[START]
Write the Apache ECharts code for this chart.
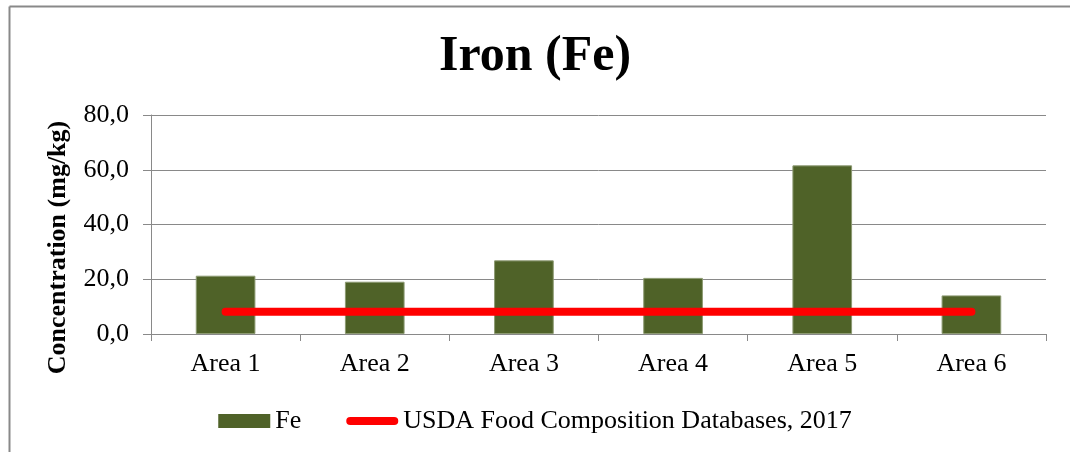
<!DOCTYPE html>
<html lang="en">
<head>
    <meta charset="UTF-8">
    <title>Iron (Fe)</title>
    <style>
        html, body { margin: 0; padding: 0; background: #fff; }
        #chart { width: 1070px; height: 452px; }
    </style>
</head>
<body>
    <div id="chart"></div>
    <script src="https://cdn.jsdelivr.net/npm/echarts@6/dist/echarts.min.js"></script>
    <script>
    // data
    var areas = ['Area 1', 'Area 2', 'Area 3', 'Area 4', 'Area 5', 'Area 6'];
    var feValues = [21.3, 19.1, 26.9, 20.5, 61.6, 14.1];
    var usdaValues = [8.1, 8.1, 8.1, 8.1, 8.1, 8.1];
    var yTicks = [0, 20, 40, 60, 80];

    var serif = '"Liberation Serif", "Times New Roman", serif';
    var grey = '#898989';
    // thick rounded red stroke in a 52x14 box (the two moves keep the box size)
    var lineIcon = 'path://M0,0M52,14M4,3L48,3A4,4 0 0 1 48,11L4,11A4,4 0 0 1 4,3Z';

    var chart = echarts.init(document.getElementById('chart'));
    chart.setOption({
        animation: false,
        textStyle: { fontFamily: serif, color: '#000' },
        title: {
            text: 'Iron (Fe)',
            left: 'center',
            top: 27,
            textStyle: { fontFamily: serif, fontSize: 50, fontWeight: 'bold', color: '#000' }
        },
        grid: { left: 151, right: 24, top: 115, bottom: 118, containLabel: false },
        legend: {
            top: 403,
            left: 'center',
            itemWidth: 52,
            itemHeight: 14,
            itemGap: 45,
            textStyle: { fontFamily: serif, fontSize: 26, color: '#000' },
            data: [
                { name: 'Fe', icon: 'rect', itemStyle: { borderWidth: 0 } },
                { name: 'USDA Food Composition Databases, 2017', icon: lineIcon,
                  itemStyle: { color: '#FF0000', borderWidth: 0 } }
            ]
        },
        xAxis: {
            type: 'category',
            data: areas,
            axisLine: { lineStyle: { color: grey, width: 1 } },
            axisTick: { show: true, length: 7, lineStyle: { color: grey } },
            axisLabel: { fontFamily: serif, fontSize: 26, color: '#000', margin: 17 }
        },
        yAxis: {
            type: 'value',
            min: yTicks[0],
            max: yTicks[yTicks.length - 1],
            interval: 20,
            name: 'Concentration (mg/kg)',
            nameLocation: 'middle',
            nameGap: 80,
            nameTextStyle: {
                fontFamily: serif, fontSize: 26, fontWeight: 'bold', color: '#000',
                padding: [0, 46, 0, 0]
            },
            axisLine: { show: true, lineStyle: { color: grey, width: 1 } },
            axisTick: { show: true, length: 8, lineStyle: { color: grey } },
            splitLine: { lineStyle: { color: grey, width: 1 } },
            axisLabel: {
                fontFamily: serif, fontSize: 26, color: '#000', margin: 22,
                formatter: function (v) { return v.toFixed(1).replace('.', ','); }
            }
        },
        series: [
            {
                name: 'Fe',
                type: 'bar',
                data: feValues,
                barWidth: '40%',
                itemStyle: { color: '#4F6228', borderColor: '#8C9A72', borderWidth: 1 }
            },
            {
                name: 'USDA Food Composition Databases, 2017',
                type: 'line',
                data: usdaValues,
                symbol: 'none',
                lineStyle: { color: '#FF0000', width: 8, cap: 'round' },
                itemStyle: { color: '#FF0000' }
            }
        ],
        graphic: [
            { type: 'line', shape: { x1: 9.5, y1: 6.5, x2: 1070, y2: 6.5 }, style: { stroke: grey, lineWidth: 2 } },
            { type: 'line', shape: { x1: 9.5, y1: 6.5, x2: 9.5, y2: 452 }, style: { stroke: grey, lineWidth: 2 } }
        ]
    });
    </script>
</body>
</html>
[END]
(Set problem):
Every line from the top of the material above through the line with "var yTicks = [0, 20, 40, 60, 80];" should be duplicated exactly, please; leave out the pictures.

(Answer for the task):
Write the Apache ECharts code for this chart.
<!DOCTYPE html>
<html lang="en">
<head>
    <meta charset="UTF-8">
    <title>Iron (Fe)</title>
    <style>
        html, body { margin: 0; padding: 0; background: #fff; }
        #chart { width: 1070px; height: 452px; }
    </style>
</head>
<body>
    <div id="chart"></div>
    <script src="https://cdn.jsdelivr.net/npm/echarts@6/dist/echarts.min.js"></script>
    <script>
    // data
    var areas = ['Area 1', 'Area 2', 'Area 3', 'Area 4', 'Area 5', 'Area 6'];
    var feValues = [21.3, 19.1, 26.9, 20.5, 61.6, 14.1];
    var usdaValues = [8.1, 8.1, 8.1, 8.1, 8.1, 8.1];
    var yTicks = [0, 20, 40, 60, 80];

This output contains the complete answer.